Advent of Code day 14
Today's puzzle was pretty straightforward. We're working with a bitmask:
The initialization program (your puzzle input) can either update the bitmask or write a value to memory. Values and memory addresses are both 36-bit unsigned integers. For example, ignoring bitmasks for a moment, a line like mem[8] = 11 would write the value 11 to memory address 8.
The bitmask is always given as a string of 36 bits, written with the most significant bit (representing 2^35) on the left and the least significant bit (2^0, that is, the 1s bit) on the right. The current bitmask is applied to values immediately before they are written to memory: a 0 or 1 overwrites the corresponding bit in the value, while an X leaves the bit in the value unchanged.
I had to hunt a bit to find a way to keep the numbers in binary notation.
value = f'{int(value):036b}'
Once I did that, the Part 1 was easy enough.

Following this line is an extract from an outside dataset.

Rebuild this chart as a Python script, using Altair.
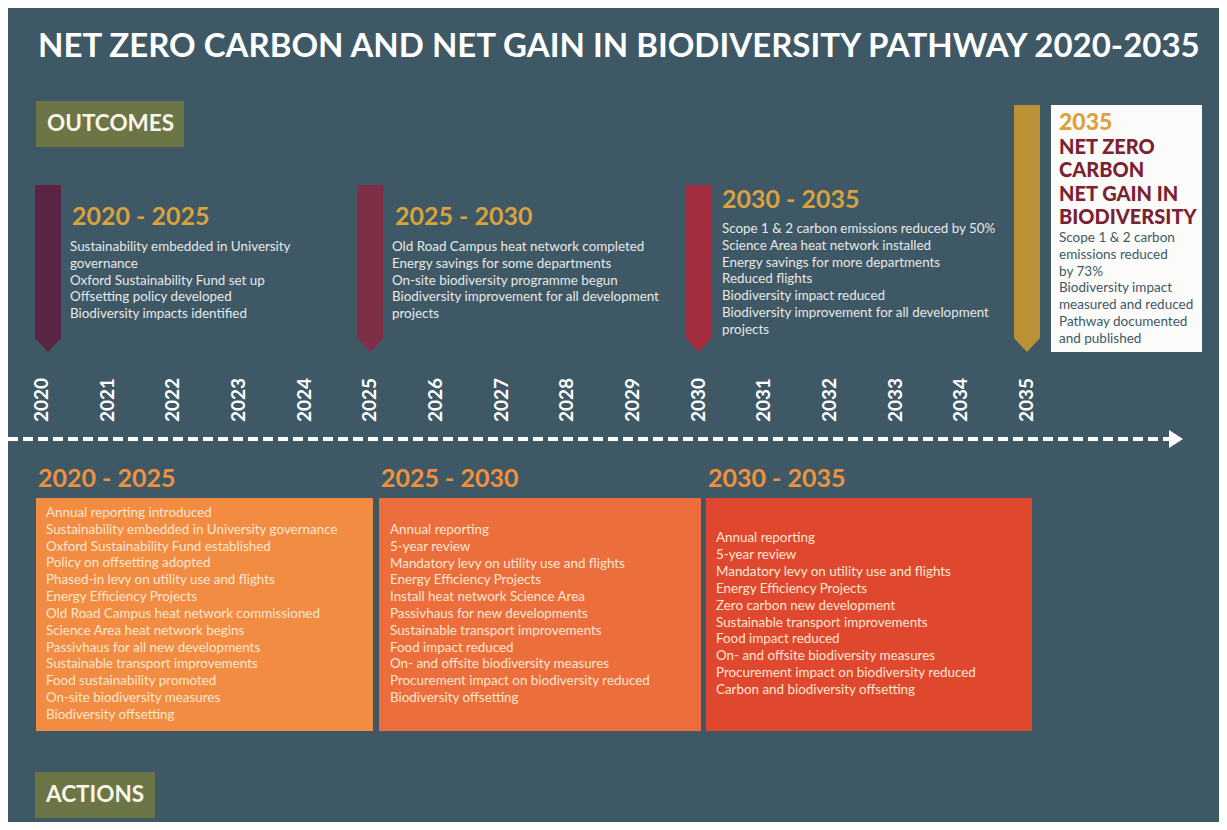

For part 2 we find that it's actually the memory location that's masked, not the value, and the X's actually indicate that the memory address bit is floating -- i.e. it could be a 0 or a 1. Note (this caught me) in part 2 a zero in the mask means the value at that location is unchanged -- don't overwrite it with zero!
The fact that some of the address bits are floating means that every X in the mask doubles the number of address locations that are referenced -- so instead of putting a value into an address, you're putting a value into multiple addresses. I used a list to keep track of the addresses and just appended the additional address to the list.
def apply_mask_v2(val, mask):
val = [str(val)]
for ind in range(len(mask)):
if mask[ind] == '1':
for i in range(len(val)):
val[i] = val[i][0:ind] + mask[ind] + val[i][ind+1:]
elif mask[ind] == 'X':
for i in range(len(val)):
val[i] = val[i][0:ind] + '0' + val[i][ind+1:]
val.append(val[i][0:ind] + '1' + val[i][ind+1:])
return(val)
This didn't really slow down my code and I got Part 2 pretty quickly.